"""

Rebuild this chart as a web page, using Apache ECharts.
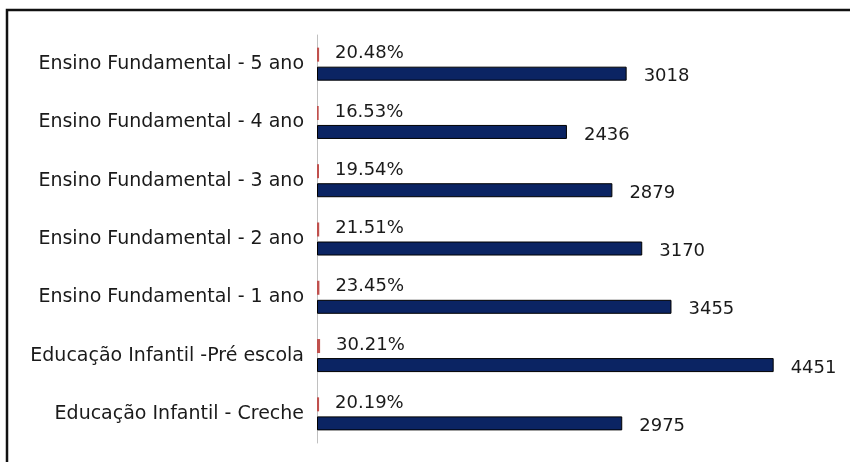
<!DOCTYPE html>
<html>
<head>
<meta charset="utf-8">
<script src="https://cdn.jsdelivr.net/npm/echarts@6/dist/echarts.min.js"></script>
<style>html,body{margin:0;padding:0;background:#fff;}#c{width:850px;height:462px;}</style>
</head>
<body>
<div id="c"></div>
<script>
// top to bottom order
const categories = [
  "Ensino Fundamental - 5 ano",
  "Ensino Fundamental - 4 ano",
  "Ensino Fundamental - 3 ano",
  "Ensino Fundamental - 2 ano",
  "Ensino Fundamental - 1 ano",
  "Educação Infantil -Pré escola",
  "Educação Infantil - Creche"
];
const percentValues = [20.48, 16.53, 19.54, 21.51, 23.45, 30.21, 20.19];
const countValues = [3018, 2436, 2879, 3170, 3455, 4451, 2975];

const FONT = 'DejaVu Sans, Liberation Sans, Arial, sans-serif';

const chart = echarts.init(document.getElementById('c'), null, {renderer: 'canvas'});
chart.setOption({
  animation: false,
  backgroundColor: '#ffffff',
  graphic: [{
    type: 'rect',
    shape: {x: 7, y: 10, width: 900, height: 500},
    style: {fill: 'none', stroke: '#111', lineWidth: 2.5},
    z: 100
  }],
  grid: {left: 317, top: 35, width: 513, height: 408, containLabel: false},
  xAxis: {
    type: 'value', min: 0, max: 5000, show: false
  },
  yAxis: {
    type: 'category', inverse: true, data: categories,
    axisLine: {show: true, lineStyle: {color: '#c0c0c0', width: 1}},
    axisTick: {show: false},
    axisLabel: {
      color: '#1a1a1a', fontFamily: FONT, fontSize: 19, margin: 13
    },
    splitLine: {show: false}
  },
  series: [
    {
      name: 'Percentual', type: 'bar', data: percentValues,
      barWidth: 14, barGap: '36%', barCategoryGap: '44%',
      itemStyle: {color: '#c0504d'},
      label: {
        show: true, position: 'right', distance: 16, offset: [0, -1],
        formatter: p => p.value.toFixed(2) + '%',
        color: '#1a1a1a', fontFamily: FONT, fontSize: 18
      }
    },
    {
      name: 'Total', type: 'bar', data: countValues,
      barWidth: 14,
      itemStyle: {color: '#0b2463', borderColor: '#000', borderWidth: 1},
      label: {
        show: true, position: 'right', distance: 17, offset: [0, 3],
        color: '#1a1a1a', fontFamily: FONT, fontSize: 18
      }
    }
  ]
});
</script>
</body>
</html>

"""

[Problem statement]: Reproduce each line word for word and drop the pictures.

[Answer to the exercise]:
Rebuild this chart as a web page, using Apache ECharts.
<!DOCTYPE html>
<html>
<head>
<meta charset="utf-8">
<script src="https://cdn.jsdelivr.net/npm/echarts@6/dist/echarts.min.js"></script>
<style>html,body{margin:0;padding:0;background:#fff;}#c{width:850px;height:462px;}</style>
</head>
<body>
<div id="c"></div>
<script>
// top to bottom order
const categories = [
  "Ensino Fundamental - 5 ano",
  "Ensino Fundamental - 4 ano",
  "Ensino Fundamental - 3 ano",
  "Ensino Fundamental - 2 ano",
  "Ensino Fundamental - 1 ano",
  "Educação Infantil -Pré escola",
  "Educação Infantil - Creche"
];
const percentValues = [20.48, 16.53, 19.54, 21.51, 23.45, 30.21, 20.19];
const countValues = [3018, 2436, 2879, 3170, 3455, 4451, 2975];

const FONT = 'DejaVu Sans, Liberation Sans, Arial, sans-serif';

const chart = echarts.init(document.getElementById('c'), null, {renderer: 'canvas'});
chart.setOption({
  animation: false,
  backgroundColor: '#ffffff',
  graphic: [{
    type: 'rect',
    shape: {x: 7, y: 10, width: 900, height: 500},
    style: {fill: 'none', stroke: '#111', lineWidth: 2.5},
    z: 100
  }],
  grid: {left: 317, top: 35, width: 513, height: 408, containLabel: false},
  xAxis: {
    type: 'value', min: 0, max: 5000, show: false
  },
  yAxis: {
    type: 'category', inverse: true, data: categories,
    axisLine: {show: true, lineStyle: {color: '#c0c0c0', width: 1}},
    axisTick: {show: false},
    axisLabel: {
      color: '#1a1a1a', fontFamily: FONT, fontSize: 19, margin: 13
    },
    splitLine: {show: false}
  },
  series: [
    {
      name: 'Percentual', type: 'bar', data: percentValues,
      barWidth: 14, barGap: '36%', barCategoryGap: '44%',
      itemStyle: {color: '#c0504d'},
      label: {
        show: true, position: 'right', distance: 16, offset: [0, -1],
        formatter: p => p.value.toFixed(2) + '%',
        color: '#1a1a1a', fontFamily: FONT, fontSize: 18
      }
    },
    {
      name: 'Total', type: 'bar', data: countValues,
      barWidth: 14,
      itemStyle: {color: '#0b2463', borderColor: '#000', borderWidth: 1},
      label: {
        show: true, position: 'right', distance: 17, offset: [0, 3],
        color: '#1a1a1a', fontFamily: FONT, fontSize: 18
      }
    }
  ]
});
</script>
</body>
</html>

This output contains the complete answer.